Herein, the stoichiometric ((Na0.5Bi0.5)TiO3 (S-0(N=B)) and (Na0.36Bi0.36Sr0.28)TiO3 (S-28(N=B))) and nonstoichiometric ((Na0.3Bi0.38Sr0.28)TiO3 (S-28(N < B)) and (Na0.42Bi0.34Sr0.28)TiO3 (S-28(N > B))) ceramics were fabricated by a conventional solid-state reaction method. Subsequently, the effects of A-site stoichiometry/nonstoichiometry on their structural, dielectric, and energy-storage performances were investigated. All of them exhibit a single perovskite phase without any impurity phase. S-0(N=B) shows rhombohedral with R3c symmetry, while the other three feature the coexistence of rhombohedral with R3c symmetry and tetragonal with P4bm symmetry.
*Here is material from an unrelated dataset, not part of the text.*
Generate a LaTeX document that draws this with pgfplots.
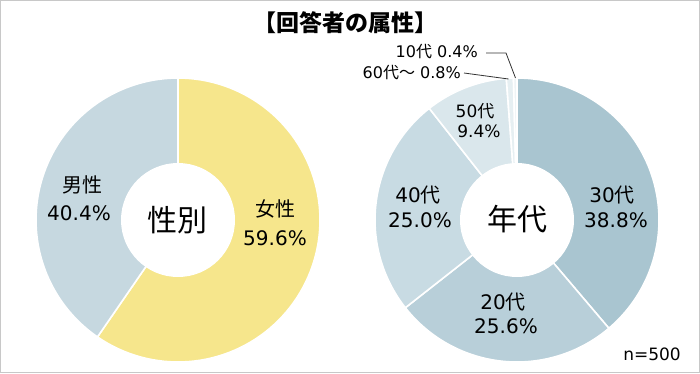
\documentclass[border=0pt]{standalone}
\usepackage{pgfplots}
\pgfplotsset{compat=1.18}
\usepackage{fontspec}
\setmainfont{DejaVu Sans}
\newfontfamily\cjk{Noto Sans CJK JP}
\definecolor{female}{HTML}{F6E68C}
\definecolor{male}{HTML}{C6D8E0}
\definecolor{ageA}{HTML}{A9C5D0}
\definecolor{ageB}{HTML}{B8CFD9}
\definecolor{ageC}{HTML}{C8DBE3}
\definecolor{ageD}{HTML}{DAE7EC}
\definecolor{ageE}{HTML}{E6EFF2}
\definecolor{ageF}{HTML}{EEF4F6}
\definecolor{frame}{HTML}{C8C8C8}
% #1 cx, #2 cy, #3 cumulative start (%), #4 value (%), #5 colour
\newcommand\sector[5]{%
  \pgfmathsetmacro\sa{-90+3.6*#3}%
  \pgfmathsetmacro\sb{-90+3.6*(#3+#4)}%
  \edef\tmp{\noexpand\addplot[fill=#5, draw=white, line width=1.6pt, line join=round, domain=\sa:\sb, samples=90] ({#1+142*cos(x)},{#2+142*sin(x)}) -- (axis cs:#1,#2) -- cycle;}%
  \tmp
}
\begin{document}
\begin{tikzpicture}
\begin{axis}[
  width=700pt, height=373pt, scale only axis,
  xmin=0, xmax=700, ymin=0, ymax=373, y dir=reverse,
  hide axis, clip=false]
% gender: female 59.6, male 40.4
\sector{178}{220}{0}{59.6}{female}
\sector{178}{220}{59.6}{40.4}{male}
% age: 30s 38.8, 20s 25.6, 40s 25.0, 50s 9.4, 60s+ 0.8, 10s 0.4
\sector{517}{220}{0}{38.8}{ageA}
\sector{517}{220}{38.8}{25.6}{ageB}
\sector{517}{220}{64.4}{25.0}{ageC}
\sector{517}{220}{89.4}{9.4}{ageD}
\sector{517}{220}{98.8}{0.8}{ageE}
\sector{517}{220}{99.6}{0.4}{ageF}
\fill[white] (axis cs:178,220) circle[radius=57];
\fill[white] (axis cs:517,220) circle[radius=57];
\draw[frame, line width=1pt] (axis cs:0.5,0.5) rectangle (axis cs:699.5,372.5);
% title
\node[font=\fontsize{23}{23}\selectfont\cjk\bfseries] at (axis cs:345,23) {【回答者の属性】};
% centre labels
\node[font=\fontsize{30}{30}\selectfont\cjk] at (axis cs:177,220) {性別};
\node[font=\fontsize{30}{30}\selectfont\cjk] at (axis cs:517,219) {年代};
% gender labels
\node[font=\fontsize{20}{20}\selectfont\cjk] at (axis cs:82,185) {男性};
\node[font=\fontsize{20}{20}\selectfont] at (axis cs:79,213) {40.4\%};
\node[font=\fontsize{20}{20}\selectfont\cjk] at (axis cs:275,209) {女性};
\node[font=\fontsize{20}{20}\selectfont] at (axis cs:275,238) {59.6\%};
% age labels
\node[font=\fontsize{20}{20}\selectfont] at (axis cs:612,195) {30{\cjk 代}};
\node[font=\fontsize{20}{20}\selectfont] at (axis cs:616,220) {38.8\%};
\node[font=\fontsize{20}{20}\selectfont] at (axis cs:503,302) {20{\cjk 代}};
\node[font=\fontsize{20}{20}\selectfont] at (axis cs:506,326) {25.6\%};
\node[font=\fontsize{20}{20}\selectfont] at (axis cs:418,195) {40{\cjk 代}};
\node[font=\fontsize{20}{20}\selectfont] at (axis cs:420,220) {25.0\%};
\node[font=\fontsize{17}{17}\selectfont] at (axis cs:475,111) {50{\cjk 代}};
\node[font=\fontsize{17}{17}\selectfont] at (axis cs:479,131) {9.4\%};
% small labels with leaders
\node[font=\fontsize{16}{16}\selectfont, anchor=east, inner sep=0pt] at (axis cs:478,52) {10{\cjk 代} 0.4\%};
\node[font=\fontsize{16}{16}\selectfont, anchor=east, inner sep=0pt] at (axis cs:461,73) {60{\cjk 代～} 0.8\%};
\draw[black!80, line width=0.8pt] (axis cs:486,53) -- (axis cs:506,53) -- (axis cs:515.5,78);
\draw[black!80, line width=0.8pt] (axis cs:464,73) -- (axis cs:508.5,79);
\node[font=\fontsize{17}{17}\selectfont] at (axis cs:652,354) {n=500};
\end{axis}
\end{tikzpicture}
\end{document}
Interestingly, there are significant microstructure and dielectric differences among them. The average grain sizes of S-28(N=B) and S-28(N < B) are smaller than those of S-0(N=B) and S-28(N > B). Notably, S-28(N < B) achieved a significant improvement in dielectric properties. It also exhibited a slim and pinched polarization-electric field hysteresis loop with the largest polarization difference and the smallest electric hysteresis loss, leading to superior energy-storage performance compared to the other three. Subsequently, a tape-casting method (TCM) was employed to prepare S-28(N < B,S- TCM) with improved microstructure and restrained electrical conduction behavior, thereby strengthening the electric breakdown strength from 145 to 200 kV/cm. Consequently, a large recoverable energy density of 2.53 J/cm(3) and a high energy conversion efficiency of 83.71 % were realized in S-28(N < B,S- TCM). Additionally, excellent frequency- and temperature-dependent energy-storage and/or charge-discharge stabilities were confirmed. These results indicate that the structure and electrical properties of (Na0.5Bi0.5)TiO3-based ceramics are sensitive to A-site stoichiometry/nonstoichiometry. They also highlight the superiority of S-28(N < B,S- TCM) over the others, suggesting its promising potential in the dielectric energy-storage field. Furthermore, this work would provide valuable insights into the design and performance optimization of dielectric energy-storage materials/capacitors.